TW and his wife registered for that flight on the website of the Ministry of Foreign Affairs, and each of them had to pay an obligatory contribution to costs of EUR 500. By an action brought before the Bezirksgericht Schwechat (District Court of Schwechat), therefore, TW requested that Austrian Airlines be ordered to pay him the sum of EUR 1 000, corresponding to the obligatory contribution that he and his wife had had to pay for the repatriation flight. Since TW’s application was upheld, Austrian Airlines brought an appeal before the Landesgericht Korneuburg (Regional Court of Korneuburg; the “referring court”) which, in light of the need to interpret the relevant European legislation, decided to stay the proceedings and to refer to the Court of Justice two questions for a preliminary ruling.
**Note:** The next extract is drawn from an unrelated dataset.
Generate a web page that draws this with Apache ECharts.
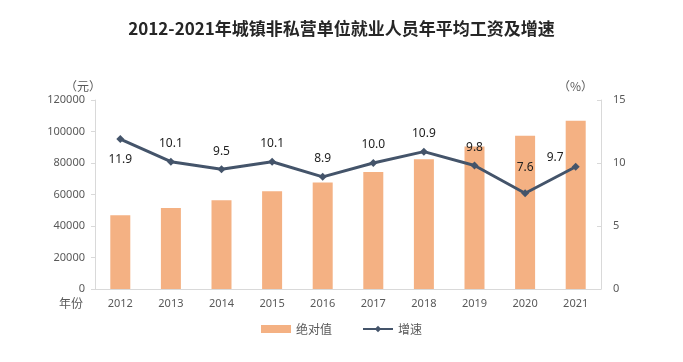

By the first question, the referring court asked whether Article 5(1)(a) of Regulation No 261/2004 must be interpreted as meaning that a repatriation flight, organised by a Member State in the context of consular assistance, following the cancellation of a flight, constitutes “re-routing, under comparable transport conditions, to [the] final destination”, within the meaning of Article 8(1)(b) of that regulation, which must be offered by the operating air carrier to the passenger whose flight has been cancelled.

According to the Court, offering a “re-routing’, within the meaning of Article 8(1) of Regulation No 261/2004, cannot be limited, for the operating air carrier concerned, to take the air passenger to his or her final destination on the flight following the one cancelled. Such an offer, indeed, may include other flights, including connecting ones, which may be operated by other air carriers, whether or not belonging to the same airline alliance, arriving at a scheduled time that is not as late as the flight following the cancelled flight. The scope of Regulation No 261/2004, however, cannot be extended to flights of a non-commercial nature, which may not be involved in the implementation of such re-routing.

By the second question, instead, the referring court asked whether Article 8(1) of Regulation No 261/2004 must be interpreted as conferring on a passenger who, following the cancellation of his or her return flight, has had to register himself or herself on a repatriation flight organised by a Member State in the context of consular assistance and, on that basis, pay a compulsory contribution to costs, a right to reimbursement of those costs at the expense of the operating air carrier.

According to the Court, although Regulation No 261/2004 applies without prejudice to a passenger’s rights to further compensation, such compensation must be based on national or international law. Article 8(1) of Regulation No 261/2004, therefore, cannot be interpreted as meaning that a passenger who, following the cancellation of his or her return flight, registers himself or herself for a repatriation flight organised by a Member State has, on the basis of that regulation, a right to reimbursement by the operating air carrier of his or her contribution to the additional costs that he or she had to pay in order to be booked on that flight. Such a passenger, however, is justified in claiming a right to compensation when an operating air carrier has failed to fulfil its obligations under Articles 8 and 9 of Regulation No 261/2004.